The general assumption and concern of marble is its greater porosity. Marble is naturally a more porous stone, but when maintained regularly will last a lifetime.
The durability, endurance, and engineering flexibility of using natural stone building materials allowed many ancient landmarks to stand the test of time. The Great Pyramids of Egypt, Machu Picchu, and the Mayan city of Tikal are just a few examples. The durability of marble countertops lasts a lifetime. Longevity is directly correlated to maintenance - if the finished product is maintained annually, the longevity is higher. If the product is not maintained correctly, longevity quickly decreases. When maintained regularly, marble will last a lifetime and age beautifully. A marble countertop surface, if damaged, can easily be repaired.

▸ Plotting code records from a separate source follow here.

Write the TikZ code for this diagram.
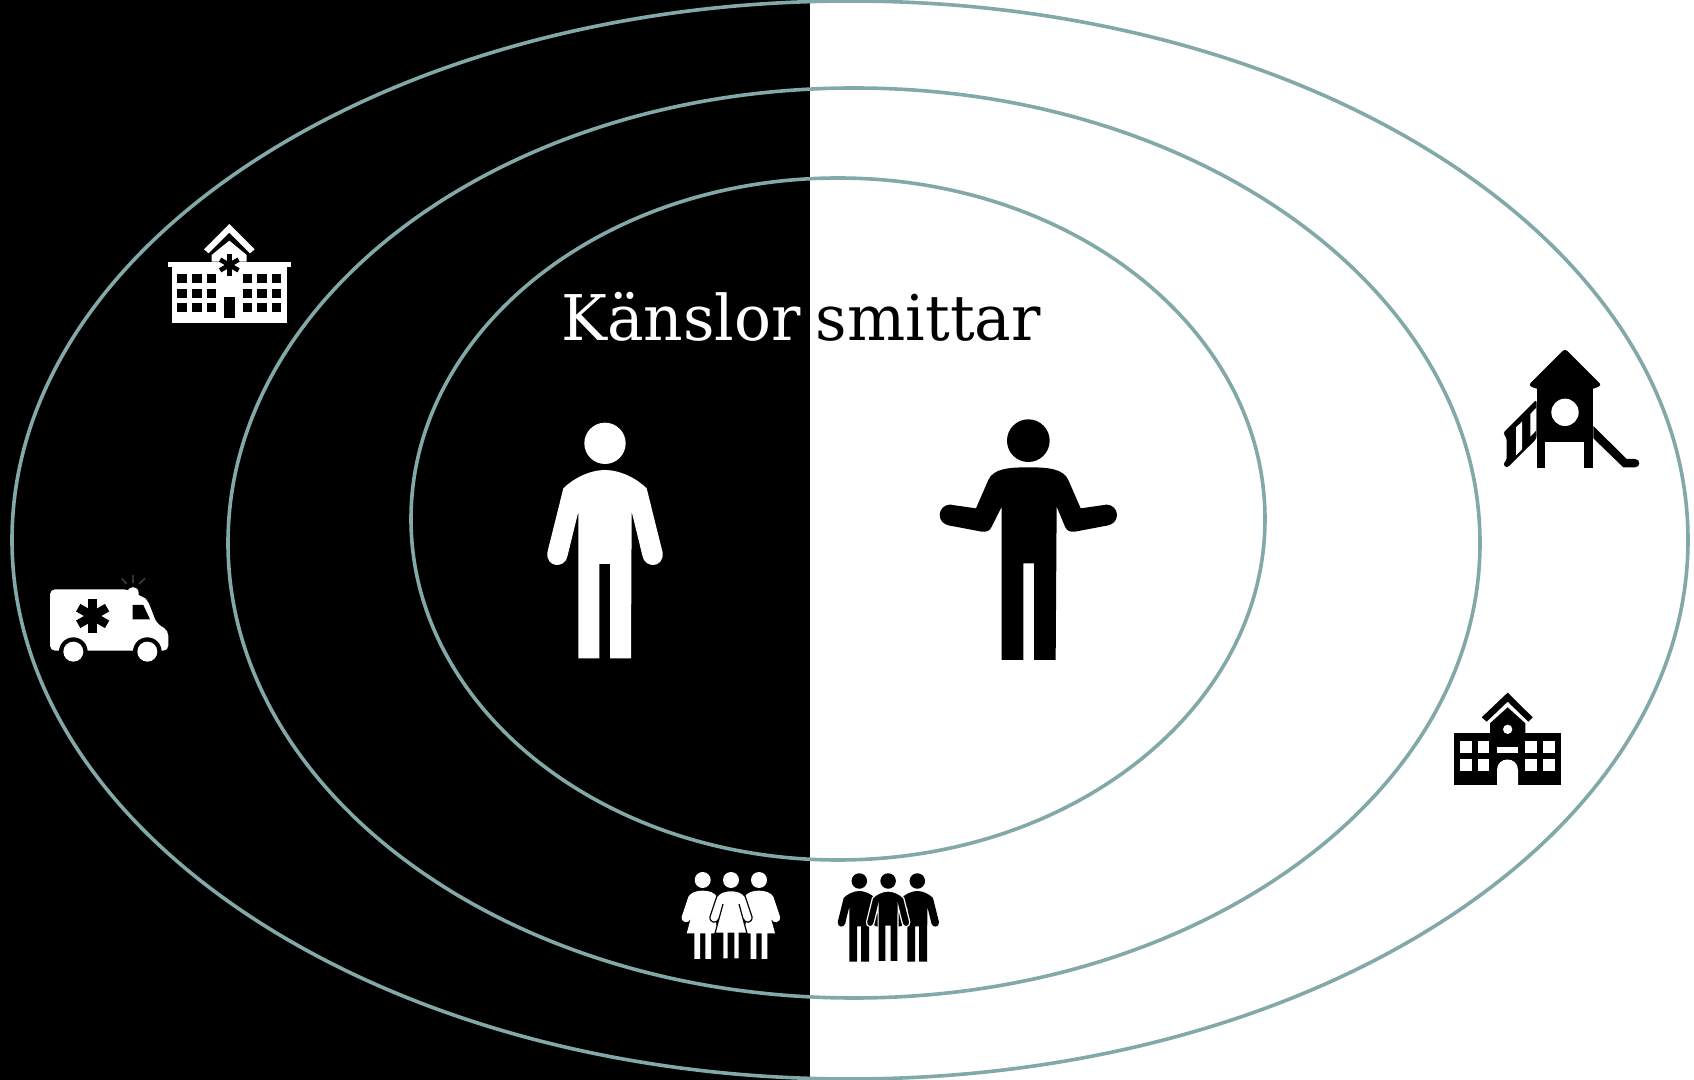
\documentclass[tikz,border=0pt]{standalone}
\usepackage{amsmath}
\usepackage{fontspec}
\newfontfamily\slabfont[FakeStretch=0.975]{DejaVu Serif}
\definecolor{ringteal}{HTML}{82A8A8}
\newcommand{\starcross}[4]{
    \foreach \ang in {0,60,120} {
        \begin{scope}[shift={(#1,#2)},rotate=\ang]
            \fill[black] (-#4,-#3) rectangle (#4,#3);
        \end{scope}
    }
}
\newcommand{\manfigure}[2]{
    \fill[#1] (225,100) circle (62);
    \path[fill=#1,#2] (100,235) .. controls (130,205) and (180,180) .. (225,180)
        .. controls (270,180) and (320,205) .. (350,235) -- (398,428)
        .. controls (402,475) and (345,475) .. (338,440) -- (305,305) -- (303,745) -- (240,745)
        -- (240,462) -- (208,462) -- (208,745) -- (145,745) -- (145,305) -- (112,440)
        .. controls (105,475) and (48,475) .. (52,428) -- cycle;
}
\newcommand{\womanfigure}[1]{
    \fill[white] (0,60) circle (24);
    \path[fill=white,draw=black,#1] (0,92) .. controls (-20,92) and (-35,98) .. (-43,110)
        -- (-63,170) .. controls (-65,190) and (-42,192) .. (-36,176) -- (-24,132) -- (-48,220)
        -- (-25,220) -- (-25,297) -- (-8,297) -- (-8,220) -- (8,220) -- (8,297) -- (25,297)
        -- (25,220) -- (48,220) -- (24,132) -- (36,176)
        .. controls (42,192) and (65,190) .. (63,170) -- (43,110)
        .. controls (35,98) and (20,92) .. (0,92) -- cycle;
}
\begin{document}
\begin{tikzpicture}[x=0.5pt,y=-0.5pt,
    ring/.style={draw=ringteal,line width=1.8pt},
    title/.style={font=\slabfont\fontsize{31.5}{38}\selectfont,anchor=base}]
    \useasboundingbox (0,0) rectangle (1694,1080);
    \fill[white] (0,0) rectangle (1694,1080);
    \fill[black] (0,0) rectangle (810,1080);
    \draw[ring] (850,540) ellipse [x radius=838,y radius=539];
    \draw[ring] (854,543) ellipse [x radius=626,y radius=455];
    \draw[ring] (838,519) ellipse [x radius=427,y radius=341];
    % standing and shrugging figures
    \begin{scope}[shift={(530,410)},scale=1/3]
        \manfigure{white}{draw=none}
    \end{scope}
    \begin{scope}[shift={(930,410)},scale=1/3]
        \fill[black] (295,92) circle (64);
        \fill[black] (175,210) .. controls (190,175) and (240,172) .. (295,172)
            .. controls (350,172) and (400,175) .. (415,210) -- (452,295) -- (530,284)
            -- (535,346) -- (435,365) .. controls (420,367) and (410,362) .. (405,350)
            -- (380,290) -- (377,750) -- (312,750) -- (312,460) -- (280,460) -- (280,750)
            -- (215,750) -- (215,290) -- (185,350) .. controls (180,362) and (170,367) .. (155,365)
            -- (55,346) -- (60,284) -- (138,295) -- cycle;
        \fill[black] (60,315) circle (31);
        \fill[black] (530,315) circle (31);
    \end{scope}
    % hospital
    \begin{scope}[shift={(150,210)},scale=1/3]
        \fill[white] (162,118) -- (238,42) -- (314,118) -- (300,130) -- (238,68) -- (176,130) -- cycle;
        \fill[white] (185,155) -- (185,135) -- (238,92) -- (290,135) -- (290,155) -- cycle;
        \fill[white] (55,155) rectangle (422,172);
        \fill[white] (65,172) rectangle (412,340);
        \foreach \wx in {82,127,171,278,322,366} {
            \foreach \wy in {191,236,280} {
                \fill[black] (\wx,\wy) rectangle ++(28,27);
            }
        }
        \fill[black] (221,262) rectangle (255,325);
        \starcross{238}{165}{32}{7}
    \end{scope}
    % ambulance
    \begin{scope}[shift={(30,560)},scale=1/3]
        \draw[black!80,line width=1pt] (308,45) -- (308,68);
        \draw[black!80,line width=1pt] (275,55) -- (290,72);
        \draw[black!80,line width=1pt] (345,55) -- (327,72);
        \fill[white,rounded corners=2.5pt] (60,272) -- (60,88) -- (292,88) -- (340,112) -- (352,118)
            -- (380,190) -- (415,212) -- (415,272) -- cycle;
        \fill[white] (292,100) .. controls (292,75) and (326,75) .. (326,100) -- (326,115) -- (292,115) -- cycle;
        \fill[black] (130,275) circle (43);
        \fill[black] (352,275) circle (43);
        \fill[white] (130,275) circle (30);
        \fill[white] (352,275) circle (30);
        \fill[black] (308,135) -- (340,135) -- (360,178) -- (308,178) -- cycle;
        \starcross{188}{168}{50}{13}
    \end{scope}
    % playground
    \begin{scope}[shift={(1480,340)},scale=1/3]
        \fill[black,rounded corners=1.5pt] (255,26) -- (145,136) -- (170,147) -- (340,147) -- (365,136) -- cycle;
        \fill[black] (170,135) rectangle (340,305);
        \fill[black] (170,300) rectangle (195,385);
        \fill[black] (313,300) rectangle (340,385);
        \fill[black] (340,258) -- (440,357) -- (465,357) .. controls (482,357) and (482,382) .. (465,382)
            -- (430,382) -- (340,295) -- cycle;
        \fill[black,rounded corners=1.5pt] (170,178) -- (68,280) -- (80,292) -- (80,362) -- (68,372)
            -- (80,385) -- (170,296) -- cycle;
        \fill[white] (108,262) -- (126,245) -- (126,328) -- (108,346) -- cycle;
        \fill[white] (151,222) -- (168,204) -- (168,272) -- (151,290) -- cycle;
        \fill[white] (255,217) circle (41);
    \end{scope}
    % school
    \begin{scope}[shift={(1440,680)},scale=1/3]
        \fill[black] (125,112) -- (203,38) -- (278,112) -- (265,125) -- (203,65) -- (140,125) -- cycle;
        \fill[black] (150,165) -- (150,130) -- (203,82) -- (256,130) -- (256,165) -- cycle;
        \fill[black] (42,160) rectangle (362,315);
        \foreach \wx in {60,113,256,309} {
            \foreach \wy in {184,237} {
                \fill[white] (\wx,\wy) rectangle ++(35,35);
            }
        }
        \fill[white] (203,148) circle (14);
        \fill[white] (171,202) rectangle (234,218);
        \fill[white] (171,315) -- (171,270) .. controls (171,228) and (234,228) .. (234,270) -- (234,315) -- cycle;
    \end{scope}
    % groups
    \begin{scope}[shift={(702.7,860)},scale=1/3]
        \womanfigure{draw=none}
    \end{scope}
    \begin{scope}[shift={(759,860)},scale=1/3]
        \womanfigure{draw=none}
    \end{scope}
    \begin{scope}[shift={(731,860)},scale=1/3]
        \womanfigure{line width=0.6pt}
    \end{scope}
    \begin{scope}[shift={(831.2,868.5)},scale=0.125]
        \manfigure{black}{draw=none}
    \end{scope}
    \begin{scope}[shift={(889.2,868.5)},scale=0.125]
        \manfigure{black}{draw=none}
    \end{scope}
    \begin{scope}[shift={(860,868.5)},scale=0.125]
        \manfigure{black}{draw=white,line width=0.6pt}
    \end{scope}
    \node[title] (headline) at (801,340.6) {\spaceskip=7.5pt\textcolor{white}{Känslor} \textcolor{black}{smittar}};
\end{tikzpicture}
\end{document}
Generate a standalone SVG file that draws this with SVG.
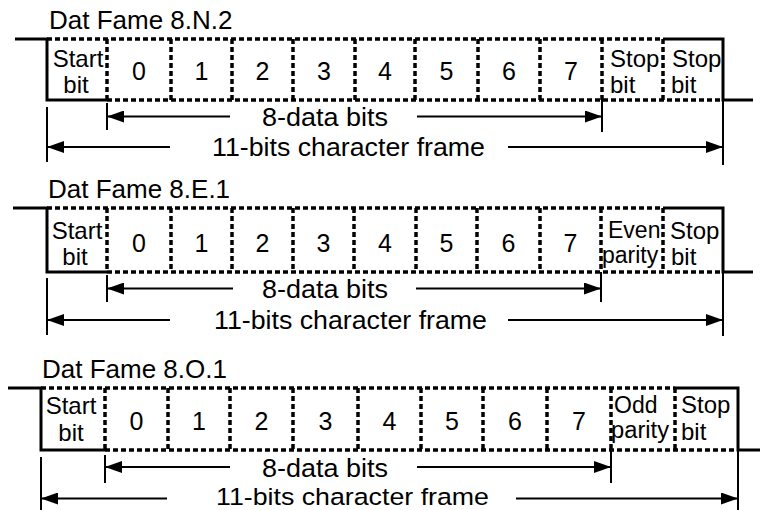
<svg xmlns="http://www.w3.org/2000/svg" width="760" height="510" viewBox="0 0 760 510">
<style>
text{font-family:"Liberation Sans",Arial,sans-serif;fill:#000}
.title{font-size:26px}
.cell{font-size:25px;text-anchor:middle}
.two{font-size:24px;text-anchor:middle}
.lbl{font-size:24px}
.sm{font-size:23px}
.arrlbl{font-size:26px}
.solid{fill:none;stroke:#000;stroke-width:3;stroke-linejoin:miter}
.dash{fill:none;stroke:#000;stroke-width:3.5;stroke-dasharray:5 3}
.arr{fill:none;stroke:#000;stroke-width:2;marker-end:url(#ah)}
.tick{fill:none;stroke:#000;stroke-width:2}
</style>
<defs>
<marker id="ah" markerUnits="userSpaceOnUse" markerWidth="18" markerHeight="12" refX="17" refY="6" orient="auto">
<path d="M0,0 L17,6 L0,12 z" fill="#000"/>
</marker>
</defs>
<rect width="760" height="510" fill="#fff"/>

<!-- Frame 1: 8.N.2 -->
<g id="frame-8N2">
<text class="title" x="49" y="29">Dat Fame 8.N.2</text>
<path class="solid" d="M15,39 H47 V100 H107"/>
<path class="dash" d="M47,39 H663"/>
<path class="solid" d="M663,39 H723 V100 H753"/>
<path class="dash" d="M107,100 H723"/>
<path class="dash" d="M107,39 V100 M171,39 V100 M232,39 V100 M293,39 V100 M355,39 V100 M415,39 V100 M478,39 V100 M540,39 V100 M602,39 V100 M663,39 V100"/>
<text class="two" x="78" y="67">Start</text>
<text class="two" x="76" y="93">bit</text>
<text class="cell" x="139" y="80">0</text>
<text class="cell" x="201.5" y="80">1</text>
<text class="cell" x="262.5" y="80">2</text>
<text class="cell" x="324" y="80">3</text>
<text class="cell" x="385" y="80">4</text>
<text class="cell" x="446.5" y="80">5</text>
<text class="cell" x="509" y="80">6</text>
<text class="cell" x="571" y="80">7</text>
<text class="lbl" x="610" y="67">Stop</text>
<text class="lbl" x="610" y="93">bit</text>
<text class="lbl" x="672" y="67">Stop</text>
<text class="lbl" x="671" y="93">bit</text>
<text class="arrlbl" x="262" y="126" textLength="126" lengthAdjust="spacingAndGlyphs">8-data bits</text>
<text class="arrlbl" x="212" y="156" textLength="273" lengthAdjust="spacingAndGlyphs">11-bits character frame</text>
</g>

<!-- Frame 2: 8.E.1 -->
<g id="frame-8E1">
<text class="title" x="48" y="198">Dat Fame 8.E.1</text>
<path class="solid" d="M13,208 H47 V272 H107"/>
<path class="dash" d="M47,208 H663"/>
<path class="solid" d="M663,208 H723 V272 H753"/>
<path class="dash" d="M107,272 H723"/>
<path class="dash" d="M107,208 V272 M171,208 V272 M232,208 V272 M293,208 V272 M354,208 V272 M416,208 V272 M477,208 V272 M540,208 V272 M601,208 V272 M663,208 V272"/>
<text class="two" x="77" y="239">Start</text>
<text class="two" x="75" y="265">bit</text>
<text class="cell" x="139" y="252">0</text>
<text class="cell" x="201.5" y="252">1</text>
<text class="cell" x="262.5" y="252">2</text>
<text class="cell" x="323.5" y="252">3</text>
<text class="cell" x="385" y="252">4</text>
<text class="cell" x="446.5" y="252">5</text>
<text class="cell" x="508.5" y="252">6</text>
<text class="cell" x="570.5" y="252">7</text>
<text class="sm" x="608" y="238">Even</text>
<text class="sm" x="602" y="263">parity</text>
<text class="lbl" x="670" y="239">Stop</text>
<text class="lbl" x="671" y="265">bit</text>
<text class="arrlbl" x="262" y="298" textLength="126" lengthAdjust="spacingAndGlyphs">8-data bits</text>
<text class="arrlbl" x="214" y="329" textLength="273" lengthAdjust="spacingAndGlyphs">11-bits character frame</text>
</g>

<!-- Frame 3: 8.O.1 -->
<g id="frame-8O1">
<text class="title" x="42" y="378">Dat Fame 8.O.1</text>
<path class="solid" d="M8,388 H41 V450 H105"/>
<path class="dash" d="M41,388 H675"/>
<path class="solid" d="M675,388 H738 V450 H760"/>
<path class="dash" d="M105,450 H738"/>
<path class="dash" d="M105,388 V450 M168,388 V450 M230,388 V450 M293,388 V450 M358,388 V450 M421,388 V450 M483,388 V450 M547,388 V450 M611,388 V450 M675,388 V450"/>
<text class="two" x="71" y="414">Start</text>
<text class="two" x="71" y="441">bit</text>
<text class="cell" x="136.5" y="430">0</text>
<text class="cell" x="199" y="430">1</text>
<text class="cell" x="261.5" y="430">2</text>
<text class="cell" x="325.5" y="430">3</text>
<text class="cell" x="389.5" y="430">4</text>
<text class="cell" x="452" y="430">5</text>
<text class="cell" x="515" y="430">6</text>
<text class="cell" x="579" y="430">7</text>
<text class="sm" x="614" y="413">Odd</text>
<text class="sm" x="611" y="438" textLength="58" lengthAdjust="spacingAndGlyphs">parity</text>
<text class="lbl" x="681" y="413">Stop</text>
<text class="lbl" x="681" y="440">bit</text>
<text class="arrlbl" x="262" y="477" textLength="126" lengthAdjust="spacingAndGlyphs">8-data bits</text>
<text class="arrlbl" x="216" y="505" style="font-size:24.5px" textLength="273" lengthAdjust="spacingAndGlyphs">11-bits character frame</text>
</g>

<!-- Connectors: dimension arrows and ticks -->
<g id="connectors">
<path class="tick" d="M107,103 V130 M47,107 V162 M602,100 V132 M723,100 V165"/>
<line class="arr" x1="230" y1="116.5" x2="107" y2="116.5"/>
<line class="arr" x1="417" y1="116.5" x2="602" y2="116.5"/>
<line class="arr" x1="170" y1="147" x2="47" y2="147"/>
<line class="arr" x1="508" y1="147" x2="723" y2="147"/>

<path class="tick" d="M107,275 V302 M47,278 V335 M601,272 V302 M723,272 V336"/>
<line class="arr" x1="233" y1="288.5" x2="107" y2="288.5"/>
<line class="arr" x1="416" y1="288.5" x2="601" y2="288.5"/>
<line class="arr" x1="170" y1="320" x2="47" y2="320"/>
<line class="arr" x1="508" y1="320" x2="723" y2="320"/>

<path class="tick" d="M105,455 V483 M41,457 V510 M611,450 V483 M738,450 V510"/>
<line class="arr" x1="230" y1="467" x2="105" y2="467"/>
<line class="arr" x1="417" y1="467" x2="611" y2="467"/>
<line class="arr" x1="167" y1="498.5" x2="41" y2="498.5"/>
<line class="arr" x1="516" y1="498.5" x2="738" y2="498.5"/>
</g>
</svg>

Although marble is known to be more porous than other competitive materials, there is a new technology to decrease the porosity and increase the durability of marble. Marble is more porous overall than other competitive materials; many sealants and recommended products also help with porosity.
When it comes to natural stone, there is simply no comparison. For centuries, marble has been prized for its natural beauty and elegance and used in some of the most iconic buildings in the world, which still stand today. Today, engineered and artificial alternatives to natural stone are becoming more common, but each lacks the same natural beauty of marble that can never be replicated.
As a natural product of Mother Nature, marble is more sustainable than other competitive products. Modern mining and technology drastically decrease the environmental effects of marble. Today, quarries are reclaiming land to its original state much faster and more efficiently than ever before and go to extreme ends to increase the sustainability of marble.